A Few Thoughts On Native Advertising As Information Marketing
I’m posting a few thoughts on native advertising as information marketing, partially because I see the whole world through the lens of marketing information, but also because I recently blogged about Google’s growing distain for native ads.
Todd Wasserman posted on Mashable recently, and I was amused by some of what he had to say about native advertising:
“The online ad industry is going native. Consumers’ migration to mobile has prompted a do-over in which the dreaded banner ad is being kicked to the curb in favor of messaging that behaves much as other content does…
But what is native advertising again? Heise’s view [Cristina Heise, VP of an ad agency] native advertising ‘goes native’ in the sense that it adjusts to its surroundings.”
Now, these definitions are unique to the people expressing their own opinions, so I guess that means I’m entitled to express mine, too.

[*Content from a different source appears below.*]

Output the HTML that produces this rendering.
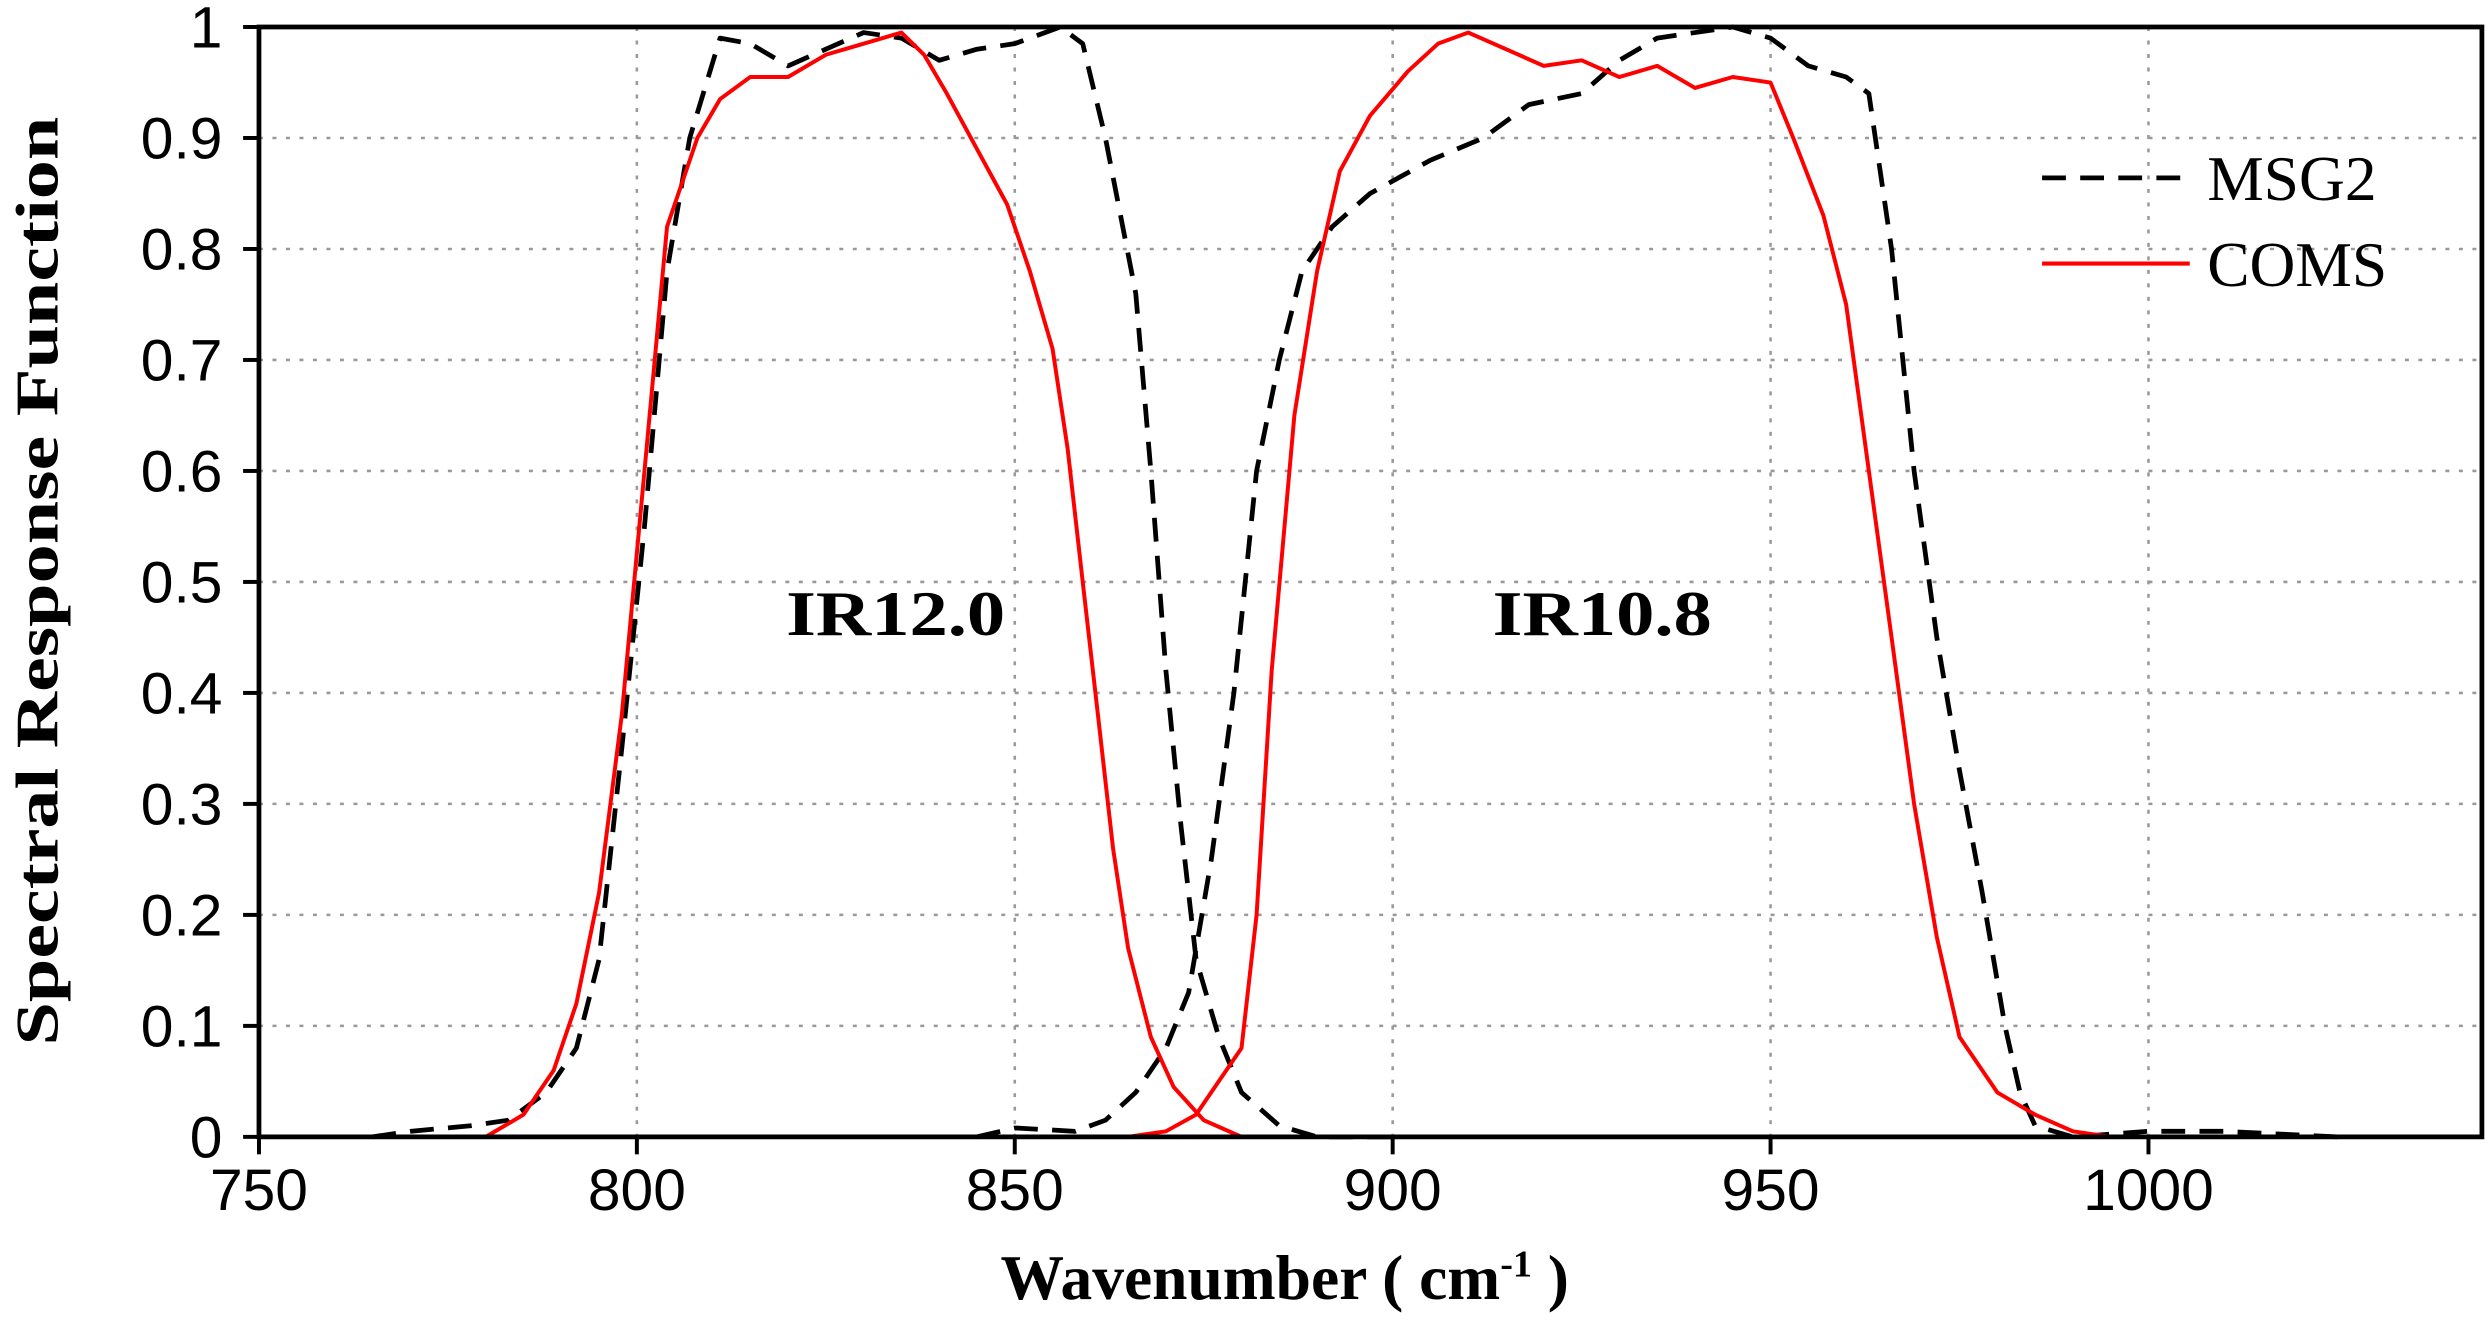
<!DOCTYPE html>
<html><head><meta charset="utf-8"><style>html,body{margin:0;padding:0;background:#fff}svg{display:block}</style></head>
<body>
<svg id="s" xmlns="http://www.w3.org/2000/svg" width="2490" height="1329" viewBox="0 0 1568 837">
<rect width="1568" height="837" fill="#fff"/>
<g id="grid" stroke="#999" stroke-width="1.6" stroke-dasharray="2.5,6"></g>
<g id="series" fill="none" stroke-linejoin="round"></g>
<rect x="163" y="17" width="1400" height="699" fill="none" stroke="#000" stroke-width="3"/>
<g id="ticks" stroke="#000" stroke-width="2.5"></g>
<g id="labels" font-family="Liberation Sans, sans-serif" font-size="37" fill="#000"></g>
<g font-family="Liberation Serif, serif" font-weight="bold" fill="#000">
<text x="495" y="400" font-size="40" textLength="138" lengthAdjust="spacingAndGlyphs">IR12.0</text>
<text x="940" y="400" font-size="40" textLength="138" lengthAdjust="spacingAndGlyphs">IR10.8</text>
<text transform="translate(36,366) rotate(-90)" text-anchor="middle" font-size="38" textLength="585" lengthAdjust="spacingAndGlyphs">Spectral Response Function</text>
<text x="630" y="818" font-size="40">Wavenumber ( cm<tspan font-size="24" dy="-14">-1</tspan><tspan dy="14"> )</tspan></text>
</g>
<g font-family="Liberation Serif, serif" font-size="40" fill="#000">
<line x1="1286" y1="112" x2="1379" y2="112" stroke="#000" stroke-width="3" stroke-dasharray="15,9"/>
<text x="1390" y="126">MSG2</text>
<line x1="1286" y1="166" x2="1379" y2="166" stroke="#f00" stroke-width="2.6"/>
<text x="1390" y="180">COMS</text>
</g>
</svg>
<script>
var NS="http://www.w3.org/2000/svg";
function X(v){return 163+(v-750)*4.76}
function Y(f){return 716-f*699}
function el(p,n,a,t){var e=document.createElementNS(NS,n);for(var k in a)e.setAttribute(k,a[k]);if(t)e.textContent=t;document.getElementById(p).appendChild(e);}
for(var v=800;v<=1000;v+=50)el("grid","line",{x1:X(v),x2:X(v),y1:17,y2:716});
for(var i=1;i<=9;i++)el("grid","line",{x1:163,x2:1563,y1:Y(i/10),y2:Y(i/10)});
for(var v=750;v<=1000;v+=50){el("ticks","line",{x1:X(v),x2:X(v),y1:716,y2:727});el("labels","text",{x:X(v),y:762,"text-anchor":"middle"},String(v));}
for(var i=0;i<=10;i++){var f=i/10;el("ticks","line",{x1:153,x2:163,y1:Y(f),y2:Y(f)});el("labels","text",{x:140,y:Y(f)+13,"text-anchor":"end"},i==10?"1":i==0?"0":f.toFixed(1));}
function pl(d,c,w,da){var p=d.map(function(q){return X(q[0]).toFixed(1)+","+Y(q[1]).toFixed(1)}).join(" ");var a={points:p,stroke:c,"stroke-width":w};if(da)a["stroke-dasharray"]=da;el("series","polyline",a);}
var m12=[[765,0],[770,0.005],[778,0.01],[783,0.015],[788,0.04],[792,0.08],[795,0.16],[798,0.35],[801,0.55],[804,0.78],[807,0.9],[811,0.99],[815,0.985],[820,0.965],[825,0.98],[830,0.995],[835,0.99],[840,0.97],[845,0.98],[850,0.985],[856,1.0],[859,0.985],[862,0.9],[866,0.76],[868,0.6],[870,0.42],[872,0.28],[874,0.16],[877,0.09],[880,0.04],[885,0.01],[890,0],[900,0]];
var m108=[[845,0],[850,0.008],[858,0.005],[862,0.015],[866,0.04],[870,0.08],[873,0.13],[876,0.25],[879,0.4],[882,0.6],[885,0.7],[888,0.78],[892,0.82],[897,0.85],[905,0.88],[912,0.9],[918,0.93],[925,0.94],[930,0.97],[935,0.99],[940,0.995],[945,1.0],[950,0.99],[955,0.965],[960,0.955],[963,0.94],[966,0.8],[969,0.6],[972,0.45],[975,0.33],[978,0.22],[981,0.1],[983,0.04],[985,0.01],[990,0],[1000,0.005],[1010,0.005],[1025,0]];
var c12=[[750,0],[780,0],[785,0.02],[789,0.06],[792,0.12],[795,0.22],[798,0.38],[801,0.6],[804,0.82],[808,0.9],[811,0.935],[815,0.955],[820,0.955],[825,0.975],[830,0.985],[835,0.995],[838,0.975],[841,0.94],[845,0.89],[849,0.84],[852,0.78],[855,0.71],[857,0.62],[859,0.5],[861,0.38],[863,0.26],[865,0.17],[868,0.09],[871,0.045],[875,0.015],[880,0]];
var c108=[[865,0],[870,0.005],[874,0.02],[877,0.05],[880,0.08],[882,0.2],[884,0.42],[887,0.65],[890,0.78],[893,0.87],[897,0.92],[902,0.96],[906,0.985],[910,0.995],[915,0.98],[920,0.965],[925,0.97],[930,0.955],[935,0.965],[940,0.945],[945,0.955],[950,0.95],[953,0.9],[957,0.83],[960,0.75],[963,0.6],[966,0.45],[969,0.3],[972,0.18],[975,0.09],[980,0.04],[985,0.02],[990,0.005],[995,0],[1044,0]];
pl(m12,"#000",3,"15,9");pl(m108,"#000",3,"15,9");pl(c12,"#f00",2.5);pl(c108,"#f00",2.5);
</script>
</body></html>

I believe that native advertising is virtually the same as a good, old-fashioned advertorial. Remember the “articles” in newspapers that have the word ADVERTISEMENT in small letters at the top, designed to warn readers that what follows occupies space that has be paid for by an advertiser?
We all probably understand it better in a printed newspaper than we do online, because there is no warning given to us when we read native advertising online. Articles or blog posts appear innocent enough, but they are strategically placed to drive readers to want and to buy something soon.
As Wasserman concludes:
“The more you delve into it, the more “native” seems to be a synonym for “good” with regard to advertising. Or at least, it’s an attempt to make online advertising as good as TV or print ads. That’s not a bad thing, but it’s not necessarily new, either.”